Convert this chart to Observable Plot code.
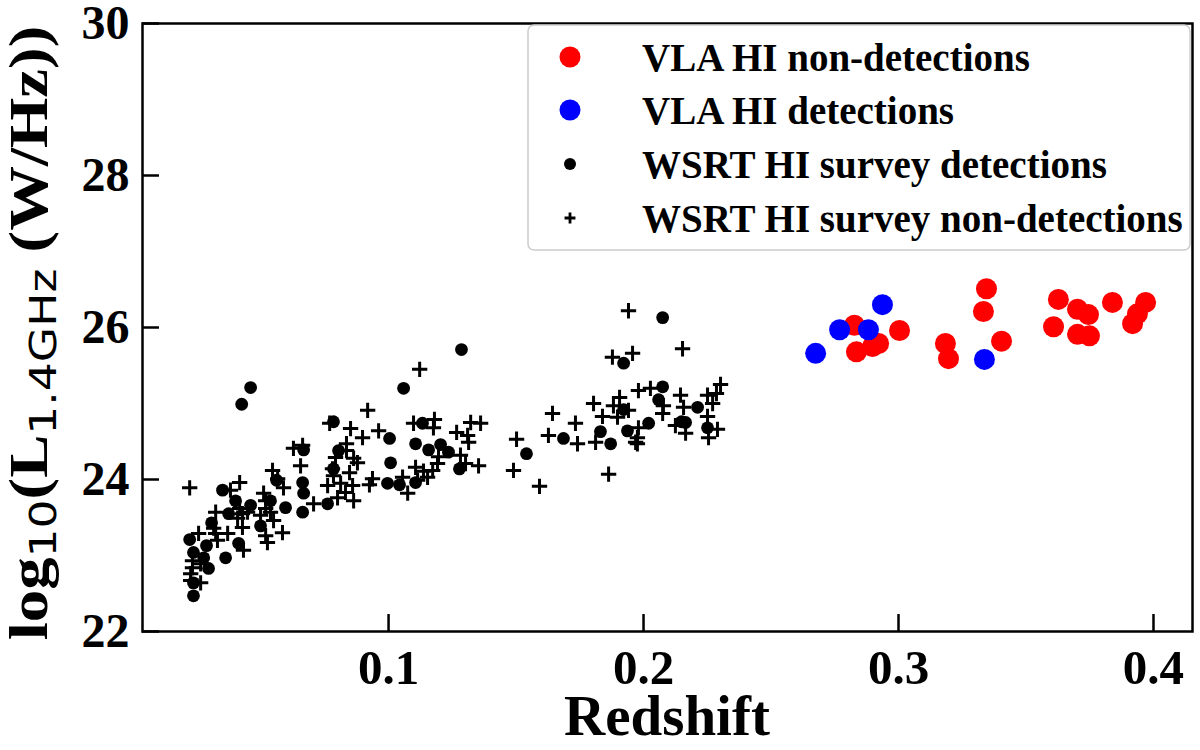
<!DOCTYPE html>
<html>
<head>
<meta charset="utf-8">
<script src="https://cdn.jsdelivr.net/npm/d3@7"></script>
<script src="https://cdn.jsdelivr.net/npm/@observablehq/plot@0.6"></script>
<style>
  body { margin: 0; background: white; }
  #graph { width: 1200px; height: 750px; }
</style>
</head>
<body>
<div id="graph"></div>
<script>
// VLA sample (red = non-detections, blue = detections)
const vlaNonZ = [0.2827, 0.2835, 0.2898, 0.2922, 0.3004, 0.3184, 0.3196, 0.3345, 0.3333, 0.3404, 0.3627, 0.3608, 0.3702, 0.3745, 0.3702, 0.3749, 0.3839, 0.3969, 0.3937, 0.3918];
const vlaNonL = [26.03, 25.68, 25.75, 25.79, 25.96, 25.79, 25.59, 26.51, 26.21, 25.82, 26.37, 26.01, 26.24, 26.17, 25.91, 25.89, 26.33, 26.33, 26.18, 26.05];
const vlaDetZ = [0.2675, 0.2769, 0.2882, 0.2937, 0.3337];
const vlaDetL = [25.66, 25.97, 25.97, 26.30, 25.58];

// WSRT survey detections (filled dots)
const wsrtDetZ = [0.0459, 0.0424, 0.0784, 0.1059, 0.1004, 0.1008, 0.0996, 0.1043, 0.0667, 0.0804, 0.0784, 0.0561, 0.0663, 0.0667, 0.0537, 0.0663, 0.0761, 0.0459, 0.0400, 0.0349, 0.0373, 0.0306, 0.0498, 0.0412, 0.0220, 0.0286, 0.0235, 0.0275, 0.0361, 0.0294, 0.0235, 0.0235, 0.0596, 0.1286, 0.1133, 0.1106, 0.1157, 0.1204, 0.1235, 0.1278, 0.1106, 0.1541, 0.1686, 0.1922, 0.1922, 0.1831, 0.1871, 0.1937, 0.2075, 0.2075, 0.2059, 0.2020, 0.2149, 0.2165, 0.2212, 0.2251];
const wsrtDetL = [25.21, 24.99, 24.76, 25.20, 24.54, 24.22, 23.95, 23.93, 24.39, 24.38, 24.14, 23.99, 23.96, 23.82, 23.72, 23.57, 23.68, 23.66, 23.72, 23.86, 23.55, 23.43, 23.39, 23.16, 23.21, 23.13, 23.04, 22.97, 22.97, 22.83, 22.64, 22.47, 23.63, 25.71, 24.74, 24.47, 24.39, 24.46, 24.36, 24.14, 23.96, 24.34, 24.54, 25.53, 24.92, 24.63, 24.47, 24.64, 26.13, 25.22, 25.05, 24.74, 24.76, 24.75, 24.95, 24.68];

// WSRT survey non-detections (plus signs)
const wsrtNonZ = [0.0918, 0.0851, 0.0898, 0.0961, 0.0769, 0.0627, 0.0663, 0.0655, 0.0835, 0.0835, 0.0863, 0.0878, 0.0792, 0.0780, 0.0784, 0.0847, 0.0761, 0.0812, 0.0859, 0.0831, 0.0863, 0.0800, 0.0937, 0.0925, 0.0706, 0.0545, 0.0565, 0.0588, 0.0510, 0.0518, 0.0518, 0.0498, 0.0537, 0.0549, 0.0584, 0.0518, 0.0525, 0.0416, 0.0427, 0.0447, 0.0408, 0.0427, 0.0322, 0.0314, 0.0322, 0.0369, 0.0329, 0.0255, 0.0416, 0.0380, 0.0220, 0.0431, 0.0231, 0.0231, 0.0224, 0.0263, 0.0224, 0.0263,
  0.1122, 0.1180, 0.1176, 0.1098, 0.1322, 0.1361, 0.1267, 0.1310, 0.1314, 0.1282, 0.1196, 0.1192, 0.1173, 0.1137, 0.1106, 0.1153, 0.1114, 0.1055, 0.1075, 0.1353, 0.1302, 0.1502, 0.1490, 0.1592, 0.1643, 0.1627, 0.1733, 0.1741, 0.1804, 0.1812, 0.1839, 0.1878, 0.1957, 0.1882, 0.1906, 0.1898, 0.1941, 0.1863, 0.1980, 0.1969,
  0.1941, 0.2153, 0.2302, 0.2027, 0.2145, 0.2251, 0.2286, 0.2271, 0.2157, 0.2075, 0.2078, 0.2251, 0.2125, 0.2165, 0.2290, 0.2255, 0.1980, 0.1976, 0.1976];
const wsrtNonL = [24.91, 24.67, 24.55, 24.64, 24.74, 24.41, 24.45, 24.18, 24.47, 24.38, 24.28, 24.22, 24.29, 24.14, 24.05, 24.09, 23.92, 23.95, 23.92, 23.83, 23.72, 23.76, 24.01, 23.93, 23.68, 24.12, 24.01, 23.89, 23.82, 23.72, 23.62, 23.53, 23.57, 23.46, 23.30, 23.26, 23.17, 23.62, 23.55, 23.57, 23.49, 23.37, 23.57, 23.36, 23.29, 23.29, 23.20, 23.29, 23.96, 23.86, 23.89, 23.07, 22.93, 22.84, 22.76, 22.64, 22.67, 22.89,
  25.45, 24.79, 24.68, 24.74, 24.75, 24.74, 24.62, 24.58, 24.49, 24.32, 24.30, 24.21, 24.12, 24.11, 24.16, 24.03, 23.99, 24.03, 23.82, 24.18, 24.21, 24.53, 24.12, 23.91, 24.87, 24.58, 24.74, 24.47, 25.00, 24.49, 24.83, 25.61, 25.66, 24.97, 25.08, 24.82, 24.91, 24.07, 25.17, 24.49,
  26.22, 25.72, 25.25, 25.20, 25.11, 25.11, 25.13, 25.00, 24.95, 24.87, 24.97, 24.83, 24.71, 24.61, 24.66, 24.55, 24.68, 24.55, 24.47];

const xTicks = [0.1, 0.2, 0.3, 0.4];
const yTicks = [22, 24, 26, 28, 30];

const legendItems = [
  {label: "VLA HI non-detections", color: "#ff0000", symbol: "circle", r: 10.5},
  {label: "VLA HI detections", color: "#0000ff", symbol: "circle", r: 10.5},
  {label: "WSRT HI survey detections", color: "black", symbol: "circle", r: 6},
  {label: "WSRT HI survey non-detections", color: "black", symbol: "plus", r: 3.6}
];

const pts = (zs, ls) => zs.map((z, i) => ({z: z, L: ls[i]}));

const W = 1200, H = 750;
const mL = 142, mR = 8, mT = 23, mB = 119;
const tickLen = 17;

const chart = Plot.plot({
  width: W,
  height: H,
  marginLeft: mL,
  marginRight: mR,
  marginTop: mT,
  marginBottom: mB,
  style: {fontFamily: "Liberation Serif", fontWeight: "bold", color: "black", background: "white"},
  x: {domain: [0.0035, 0.4153]},
  y: {domain: [22, 30]},
  marks: [
    Plot.axisX(xTicks, {tickSize: 0, tickPadding: 18, fontSize: 49, tickFormat: d => d.toFixed(1), label: null}),
    Plot.axisY(yTicks, {tickSize: 0, tickPadding: 13, fontSize: 48, tickFormat: d => String(d), label: null}),
    // inward ticks
    Plot.tickX(xTicks, {x: d => d, insetTop: (H - mT - mB) - tickLen, strokeWidth: 2.5}),
    Plot.tickY(yTicks, {y: d => d, insetRight: (W - mL - mR) - tickLen, strokeWidth: 2.5}),
    Plot.frame({strokeWidth: 2.5}),
    Plot.dot(pts(wsrtNonZ, wsrtNonL), {x: "z", y: "L", symbol: "plus", r: 5, stroke: "black", strokeWidth: 3}),
    Plot.dot(pts(wsrtDetZ, wsrtDetL), {x: "z", y: "L", r: 6.4, fill: "black"}),
    Plot.dot(pts(vlaNonZ, vlaNonL), {x: "z", y: "L", r: 10.5, fill: "#ff0000"}),
    Plot.dot(pts(vlaDetZ, vlaDetL), {x: "z", y: "L", r: 10.5, fill: "#0000ff"})
  ]
});

d3.select("#graph").append(() => chart);

const svg = d3.select(chart);

// x label
svg.append("text")
  .attr("x", mL + (W - mL - mR) / 2)
  .attr("y", 735)
  .attr("text-anchor", "middle")
  .attr("font-family", "Liberation Serif")
  .attr("font-weight", "bold")
  .attr("font-size", 57)
  .text("Redshift");

// y label with subscripts
const yl = svg.append("text")
  .attr("transform", "translate(47,333) rotate(-90) scale(1.2,1)")
  .attr("text-anchor", "middle")
  .attr("font-family", "Liberation Serif")
  .attr("font-weight", "bold")
  .attr("font-size", 54);
yl.append("tspan").text("log");
yl.append("tspan").attr("dy", 9).attr("font-family", "DejaVu Sans").attr("font-weight", "normal").attr("font-size", 38).text("10");
yl.append("tspan").attr("dy", -9).text("(L");
yl.append("tspan").attr("dy", 9).attr("font-family", "DejaVu Sans").attr("font-weight", "normal").attr("font-size", 38).text("1.4GHz");
yl.append("tspan").attr("dy", -9).text(" (W/Hz))");

// legend box
const lg = svg.append("g");
lg.append("rect")
  .attr("x", 528).attr("y", 25).attr("width", 662).attr("height", 225)
  .attr("rx", 6)
  .attr("fill", "white").attr("fill-opacity", 0.85)
  .attr("stroke", "#cccccc").attr("stroke-width", 1.5);
const rowY = [57, 110, 164, 218];
legendItems.forEach((it, i) => {
  const sym = it.symbol === "plus" ? d3.symbolPlus : d3.symbolCircle;
  const path = d3.symbol(sym, Math.PI * it.r * it.r)();
  const p = lg.append("path")
    .attr("d", path)
    .attr("transform", `translate(570,${rowY[i]})`);
  if (it.symbol === "plus") p.attr("fill", "none").attr("stroke", it.color).attr("stroke-width", 2.8);
  else p.attr("fill", it.color);
  lg.append("text")
    .attr("x", 642).attr("y", rowY[i])
    .attr("dy", "0.35em")
    .attr("text-anchor", "start")
    .attr("font-family", "Liberation Serif")
    .attr("font-weight", "bold")
    .attr("font-size", 39)
    .text(it.label);
});
</script>
</body>
</html>
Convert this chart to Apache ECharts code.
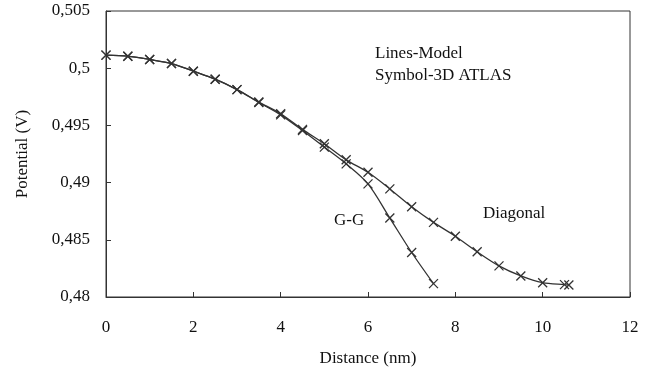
<!DOCTYPE html>
<html>
<head>
<meta charset="utf-8">
<script src="https://cdn.jsdelivr.net/npm/echarts@6/dist/echarts.min.js"></script>
<style>
  html, body { margin: 0; padding: 0; background: #fff; }
  #chart { width: 660px; height: 375px; }
</style>
</head>
<body>
<div id="chart"></div>
<script>
// distance (nm) of the sampled points
const diagonalX = [0, 0.5, 1, 1.5, 2, 2.5, 3, 3.5, 4, 4.5, 5, 5.5, 6, 6.5, 7, 7.5, 8, 8.5, 9, 9.5, 10, 10.5, 10.6]
const diagonalY = [0.50114, 0.50105, 0.50076, 0.50041, 0.49974, 0.49904, 0.49813, 0.49704, 0.49602, 0.49465,
  0.49339, 0.49199, 0.49090, 0.48945, 0.48789, 0.48652, 0.48531, 0.48395, 0.48272, 0.48184, 0.48125, 0.48108, 0.48105]

const ggX = [0, 0.5, 1, 1.5, 2, 2.5, 3, 3.5, 4, 4.5, 5, 5.5, 6, 6.5, 7, 7.5]
const ggY = [0.50114, 0.50105, 0.50076, 0.50041, 0.49974, 0.49904, 0.49813, 0.49700, 0.49592, 0.49455,
  0.49310, 0.49164, 0.48989, 0.48690, 0.48389, 0.48117]

const xTicks = [0, 2, 4, 6, 8, 10, 12]
const yTicks = [0.48, 0.485, 0.49, 0.495, 0.5, 0.505]

const font = 'Liberation Serif'
const ink = '#111'
const lineCol = '#333'

// x-shaped marker, stroked via borderColor
const cross = 'path://M0,0L10,10M10,0L0,10'

const chart = echarts.init(document.getElementById('chart'))

const pairs = (xs, ys) => xs.map((x, i) => [x, ys[i]])

const lineSeries = (name, xs, ys) => ({
  name,
  type: 'line',
  smooth: 0.3,
  data: pairs(xs, ys),
  symbol: cross,
  symbolSize: 9,
  showAllSymbol: true,
  lineStyle: { color: lineCol, width: 1.3 },
  itemStyle: { color: 'none', borderColor: '#333', borderWidth: 1.3 },
  animation: false
})

const note = (text, left, top) => ({
  type: 'text', left, top,
  style: { text, font: '17px "Liberation Serif"', fill: ink }
})

chart.setOption({
  animation: false,
  grid: {
    left: 106, right: 30, top: 11, bottom: 78,
    show: true, borderColor: '#333', borderWidth: 1
  },
  xAxis: {
    type: 'value',
    min: xTicks[0], max: xTicks[xTicks.length - 1], interval: 2,
    name: 'Distance (nm)',
    nameLocation: 'middle',
    nameGap: 53,
    nameTextStyle: { fontFamily: font, fontSize: 17, color: ink },
    axisLine: { lineStyle: { color: '#333' } },
    axisTick: { inside: true, length: 5, lineStyle: { color: '#333' } },
    axisLabel: { fontFamily: font, fontSize: 17, color: ink, margin: 22 },
    splitLine: { show: false }
  },
  yAxis: {
    type: 'value',
    min: yTicks[0], max: yTicks[yTicks.length - 1], interval: 0.005,
    name: 'Potential (V)',
    nameLocation: 'middle',
    nameGap: 75,
    nameTextStyle: { fontFamily: font, fontSize: 17, color: ink },
    axisLine: { show: true, lineStyle: { color: '#333' } },
    axisTick: { inside: true, length: 5, lineStyle: { color: '#333' } },
    axisLabel: {
      fontFamily: font, fontSize: 17, color: ink, margin: 16,
      formatter: v => String(+v.toFixed(3)).replace('.', ',')
    },
    splitLine: { show: false }
  },
  graphic: [
    note('Lines-Model', 375, 45),
    note('Symbol-3D ATLAS', 375, 67),
    note('G-G', 334, 212),
    note('Diagonal', 483, 205)
  ],
  series: [
    lineSeries('Diagonal', diagonalX, diagonalY),
    lineSeries('G-G', ggX, ggY)
  ]
})
</script>
</body>
</html>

:: Task to carry out ::
Your task is to reproduce the entries above word for word, from the first line through the line with "const vlaDetL = [25.66, 25.97, 25.97, 26.30, 25.58];", and please leave out any pictures.

:: Complete answer ::
Convert this chart to Observable Plot code.
<!DOCTYPE html>
<html>
<head>
<meta charset="utf-8">
<script src="https://cdn.jsdelivr.net/npm/d3@7"></script>
<script src="https://cdn.jsdelivr.net/npm/@observablehq/plot@0.6"></script>
<style>
  body { margin: 0; background: white; }
  #graph { width: 1200px; height: 750px; }
</style>
</head>
<body>
<div id="graph"></div>
<script>
// VLA sample (red = non-detections, blue = detections)
const vlaNonZ = [0.2827, 0.2835, 0.2898, 0.2922, 0.3004, 0.3184, 0.3196, 0.3345, 0.3333, 0.3404, 0.3627, 0.3608, 0.3702, 0.3745, 0.3702, 0.3749, 0.3839, 0.3969, 0.3937, 0.3918];
const vlaNonL = [26.03, 25.68, 25.75, 25.79, 25.96, 25.79, 25.59, 26.51, 26.21, 25.82, 26.37, 26.01, 26.24, 26.17, 25.91, 25.89, 26.33, 26.33, 26.18, 26.05];
const vlaDetZ = [0.2675, 0.2769, 0.2882, 0.2937, 0.3337];
const vlaDetL = [25.66, 25.97, 25.97, 26.30, 25.58];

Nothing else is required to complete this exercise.